The authorities (if we may sum up a great many kinds of people under that one name) decided to give no more publicity than was absolutely necessary to this case, especially as it was at a time when public excitement might be dangerous. So they were buried together without overmuch inquiry, in a common felon's grave.
‘We regret to announce the deplorable accident that has happened to young Lord Vandrake. He was known to be fond of boating, and he appears to have had a fatal boating accident off Buenos Ayres. The boatman appears to have been saved, but he himself was simply washed ashore. Little is known from the evidence of the boatman, as he was very nearly drowned himself, and of course was unable to give a succinct account.
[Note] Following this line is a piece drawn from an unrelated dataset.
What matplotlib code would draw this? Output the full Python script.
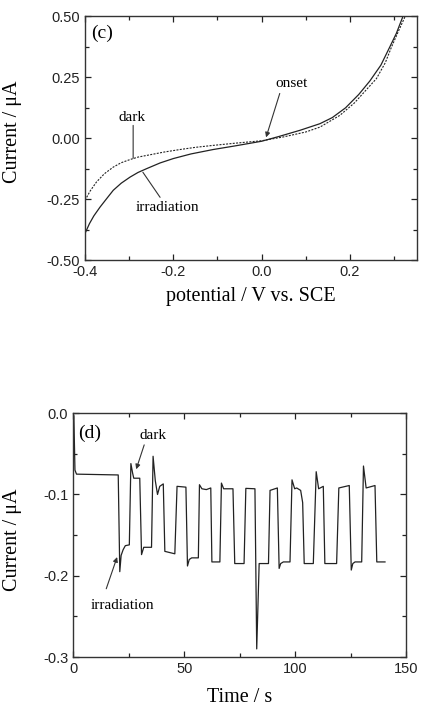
import numpy as np
import matplotlib
matplotlib.use("Agg")
import matplotlib.pyplot as plt
from matplotlib.ticker import MultipleLocator, FormatStrFormatter

plt.rcParams['axes.unicode_minus'] = False
plt.rcParams['font.family'] = ['Liberation Sans', 'DejaVu Sans']

# panel (c): current-potential curves
v_irr = [-0.400, -0.390, -0.380, -0.366, -0.350, -0.336, -0.318, -0.298, -0.280, -0.260,
         -0.230, -0.200, -0.160, -0.110, -0.060, 0.000, 0.040, 0.087, 0.132, 0.160,
         0.190, 0.220, 0.245, 0.270, 0.290, 0.305, 0.320]
i_irr = [-0.390, -0.350, -0.318, -0.282, -0.245, -0.213, -0.184, -0.159, -0.140, -0.124,
         -0.101, -0.083, -0.064, -0.046, -0.031, -0.012, 0.008, 0.033, 0.060, 0.085,
         0.125, 0.180, 0.235, 0.300, 0.374, 0.430, 0.500]

v_dark = [-0.400, -0.388, -0.374, -0.356, -0.336, -0.318, -0.298, -0.280, -0.260, -0.220,
          -0.185, -0.150, -0.110, -0.060, 0.000, 0.050, 0.100, 0.132, 0.177, 0.210,
          0.240, 0.260, 0.280, 0.294, 0.310, 0.325]
i_dark = [-0.254, -0.215, -0.179, -0.145, -0.118, -0.100, -0.087, -0.077, -0.070, -0.056,
          -0.046, -0.037, -0.029, -0.020, -0.010, 0.006, 0.026, 0.046, 0.094, 0.145,
          0.205, 0.245, 0.310, 0.374, 0.440, 0.500]

# panel (d): chopped-light transient
t = [0, 0.3, 0.8, 1.5, 20.3, 21.0, 21.6, 22.5, 23.5, 25.3,
     26.0, 26.8, 27.3, 30.0, 30.8, 31.8, 35.3, 36.0, 37.0, 38.0,
     39.0, 40.6, 41.3, 45.8, 46.8, 50.8, 51.5, 52.3, 53.4, 56.4,
     56.9, 58.0, 60.0, 62.0, 62.5, 66.1, 66.8, 67.8, 72.0, 72.8,
     77.0, 77.8, 81.9, 82.7, 83.8, 88.0, 88.7, 92.0, 92.8, 93.5,
     94.7, 97.7, 98.6, 99.8, 100.7, 102.5, 103.4, 104.1, 108.2, 109.5,
     110.6, 112.7, 113.4, 118.7, 119.7, 124.4, 125.3, 126.0, 127.0, 130.0,
     130.8, 132.0, 136.0, 136.8, 140.5]
i_t = [-0.075, -0.003, -0.070, -0.075, -0.076, -0.195, -0.175, -0.168, -0.163, -0.162,
       -0.062, -0.074, -0.080, -0.080, -0.174, -0.165, -0.165, -0.053, -0.083, -0.100,
       -0.090, -0.087, -0.170, -0.173, -0.090, -0.091, -0.188, -0.180, -0.178, -0.178,
       -0.088, -0.093, -0.094, -0.092, -0.183, -0.183, -0.086, -0.093, -0.093, -0.185,
       -0.185, -0.0925, -0.093, -0.290, -0.185, -0.185, -0.095, -0.092, -0.191, -0.185,
       -0.183, -0.183, -0.082, -0.093, -0.092, -0.095, -0.110, -0.185, -0.185, -0.072,
       -0.093, -0.090, -0.185, -0.185, -0.092, -0.089, -0.193, -0.185, -0.183, -0.183,
       -0.065, -0.092, -0.089, -0.183, -0.183]

serif = ['Liberation Serif', 'DejaVu Serif']
LINE = '#222222'


def StyleAxes(ax):
    ax.tick_params(which='both', direction='in', top=True, right=True,
                   labelsize=10.5, width=0.9, colors='#222222')
    ax.tick_params(which='major', length=4.5)
    ax.tick_params(which='minor', length=3)
    for s in ax.spines.values():
        s.set_linewidth(1.0)
        s.set_color('#333333')


def Pointer(ax, start, end, head=True):
    style = '-|>' if head else '-'
    ax.annotate('', xy=end, xytext=start,
                arrowprops=dict(arrowstyle=style, color='#333333', lw=0.8,
                                mutation_scale=7, shrinkA=0, shrinkB=0))


def Label(ax, x, y, s, size=11):
    ax.text(x, y, s, family=serif, fontsize=size, ha='center', va='center')


fig = plt.figure(figsize=(4.23, 7.13), dpi=100)

# ---- panel (c)
ax = fig.add_axes([0.201, 0.635, 0.785, 0.342])
ax.plot(v_irr, i_irr, color=LINE, lw=0.9)
ax.plot(v_dark, i_dark, color=LINE, lw=0.8, linestyle=(0, (1.8, 1.2)))
ax.set_xlim(-0.4, 0.352)
ax.set_ylim(-0.5, 0.5)
ax.xaxis.set_major_locator(MultipleLocator(0.2))
ax.xaxis.set_minor_locator(MultipleLocator(0.1))
ax.yaxis.set_major_locator(MultipleLocator(0.25))
ax.yaxis.set_minor_locator(MultipleLocator(0.125))
ax.xaxis.set_major_formatter(FormatStrFormatter('%.1f'))
ax.yaxis.set_major_formatter(FormatStrFormatter('%.2f'))
StyleAxes(ax)
ax.set_xlabel('potential / V vs. SCE', family=serif, fontsize=14.5)
ax.set_ylabel('Current / \u03bcA', family=serif, fontsize=14.5)
ax.xaxis.set_label_coords(0.5, -0.111)
ax.yaxis.set_label_coords(-0.19, 0.529)
Label(ax, -0.362, 0.43, '(c)', size=14)
Label(ax, -0.294, 0.086, 'dark')
Pointer(ax, (-0.291, 0.053), (-0.291, -0.082), head=False)
Label(ax, -0.214, -0.283, 'irradiation')
Pointer(ax, (-0.230, -0.242), (-0.269, -0.139), head=False)
Label(ax, 0.068, 0.225, 'onset')
Pointer(ax, (0.041, 0.184), (0.010, 0.004))

# ---- panel (d)
ax2 = fig.add_axes([0.173, 0.0785, 0.787, 0.342])
ax2.plot(t, i_t, color=LINE, lw=0.9)
ax2.set_xlim(0, 150)
ax2.set_ylim(-0.3, 0.0)
ax2.xaxis.set_major_locator(MultipleLocator(50))
ax2.xaxis.set_minor_locator(MultipleLocator(25))
ax2.yaxis.set_major_locator(MultipleLocator(0.1))
ax2.yaxis.set_minor_locator(MultipleLocator(0.05))
ax2.xaxis.set_major_formatter(FormatStrFormatter('%d'))
ax2.yaxis.set_major_formatter(FormatStrFormatter('%.1f'))
StyleAxes(ax2)
ax2.set_xlabel('Time / s', family=serif, fontsize=14.5)
ax2.set_ylabel('Current / \u03bcA', family=serif, fontsize=14.5)
ax2.xaxis.set_label_coords(0.5, -0.127)
ax2.yaxis.set_label_coords(-0.153, 0.48)
Label(ax2, 7.2, -0.0246, '(d)', size=14)
Label(ax2, 36, -0.028, 'dark')
Pointer(ax2, (32, -0.039), (28.4, -0.069))
Label(ax2, 22, -0.237, 'irradiation')
Pointer(ax2, (14.9, -0.216), (19.8, -0.177))

plt.savefig('out.png', dpi=100)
The corpse was interred solemnly at Buenos Ayres, the funds being telegraphically supplied by Sir Joseph Randor, a near relative of the deceased.’
‘Oh,’ said Lady Esilinda reading this. Then taking a letter, opening it and reading it, she answered it thus,
‘Dear Lady Gage, it was so kind of you to ask Viola to your party. I quite agree with what you say. After all she has gone through, I don't like to mention the subject of Vivian but I must. She certainly required some distraction. But when I say I agree with you, I am only sorry to say, it is too late to agree with you. As now it is no longer a question of distraction as a cure, but an utter nervous collapse; I have had to send her to the seaside in the care of a hospital nurse, where, as soon as I have arranged things here, I shall join her, and take her abroad, probably to Davos, or some such place. I am sorry to say the case is so bad we shall not be back for some time.
Do break this as mildly as possible to people you meet.
It is not generally known that Madam Euphrasie, the proprietoress of a well known fashionable millinery establishment, bears or bore, in private life, the simple appellation of Anne Smith, and was formally in the service of Lady Esilinda Vargas.